▶ [Work instructions]: Pick out the lines below with "this" and list them.

▶ [Task data]:
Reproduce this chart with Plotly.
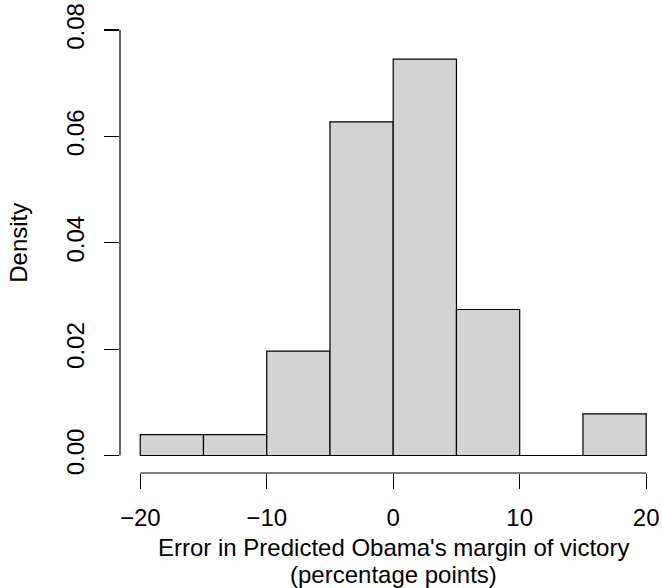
* * *
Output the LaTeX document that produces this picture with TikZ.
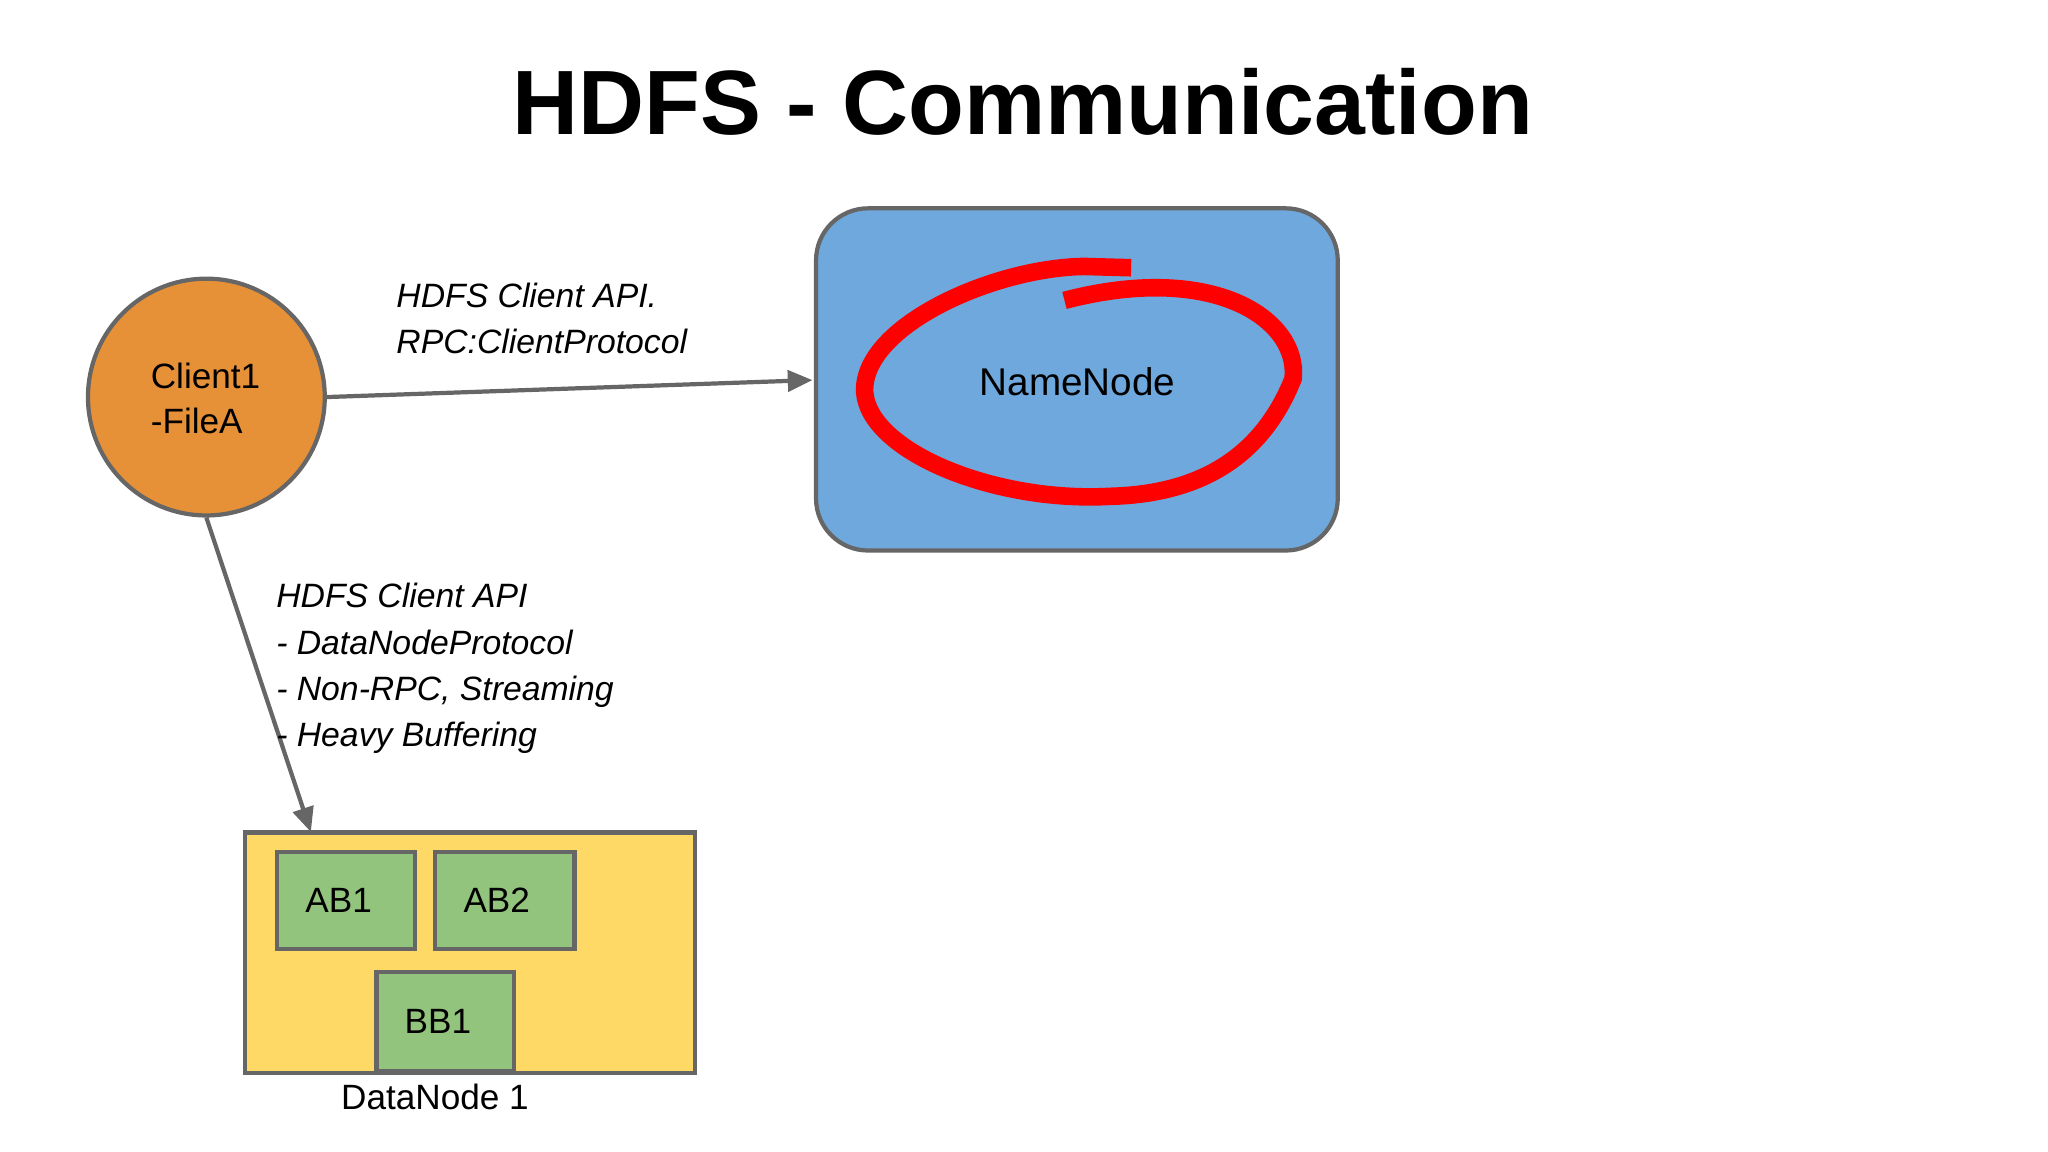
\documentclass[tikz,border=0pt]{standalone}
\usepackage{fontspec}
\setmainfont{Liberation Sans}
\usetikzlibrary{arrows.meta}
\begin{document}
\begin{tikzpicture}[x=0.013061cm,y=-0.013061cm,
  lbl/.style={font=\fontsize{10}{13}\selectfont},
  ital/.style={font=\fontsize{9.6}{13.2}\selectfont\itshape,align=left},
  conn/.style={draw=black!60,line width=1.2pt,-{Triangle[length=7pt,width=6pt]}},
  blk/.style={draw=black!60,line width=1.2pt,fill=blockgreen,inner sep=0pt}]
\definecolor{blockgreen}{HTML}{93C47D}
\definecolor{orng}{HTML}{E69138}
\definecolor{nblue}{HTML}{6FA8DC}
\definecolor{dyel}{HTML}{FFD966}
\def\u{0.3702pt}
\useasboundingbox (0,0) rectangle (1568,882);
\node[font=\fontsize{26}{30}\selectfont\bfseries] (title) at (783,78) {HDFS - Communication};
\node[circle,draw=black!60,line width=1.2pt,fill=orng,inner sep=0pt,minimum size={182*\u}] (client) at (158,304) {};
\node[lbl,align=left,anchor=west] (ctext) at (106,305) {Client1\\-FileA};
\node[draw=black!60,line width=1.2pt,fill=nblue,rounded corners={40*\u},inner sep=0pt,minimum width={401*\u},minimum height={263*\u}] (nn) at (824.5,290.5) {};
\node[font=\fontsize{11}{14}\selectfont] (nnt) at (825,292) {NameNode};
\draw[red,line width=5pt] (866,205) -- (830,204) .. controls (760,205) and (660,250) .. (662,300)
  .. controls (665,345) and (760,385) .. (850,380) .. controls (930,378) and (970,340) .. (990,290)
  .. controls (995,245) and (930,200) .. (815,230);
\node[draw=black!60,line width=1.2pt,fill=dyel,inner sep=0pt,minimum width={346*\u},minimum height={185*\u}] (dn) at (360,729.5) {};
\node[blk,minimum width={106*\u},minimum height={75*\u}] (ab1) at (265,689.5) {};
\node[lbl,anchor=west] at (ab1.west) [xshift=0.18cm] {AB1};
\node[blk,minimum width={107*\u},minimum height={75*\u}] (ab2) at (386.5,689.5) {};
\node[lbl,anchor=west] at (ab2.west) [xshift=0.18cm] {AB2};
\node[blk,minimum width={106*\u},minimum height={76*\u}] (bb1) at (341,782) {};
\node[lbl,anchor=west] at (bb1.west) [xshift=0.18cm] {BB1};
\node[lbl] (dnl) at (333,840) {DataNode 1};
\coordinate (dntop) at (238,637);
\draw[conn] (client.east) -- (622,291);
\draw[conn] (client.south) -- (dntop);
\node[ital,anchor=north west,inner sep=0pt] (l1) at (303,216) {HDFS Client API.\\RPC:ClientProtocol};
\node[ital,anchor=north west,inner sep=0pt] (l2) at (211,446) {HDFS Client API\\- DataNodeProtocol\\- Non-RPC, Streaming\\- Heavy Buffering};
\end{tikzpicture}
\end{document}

▶ [Full solution]:
Reproduce this chart with Plotly.
Output the LaTeX document that produces this picture with TikZ.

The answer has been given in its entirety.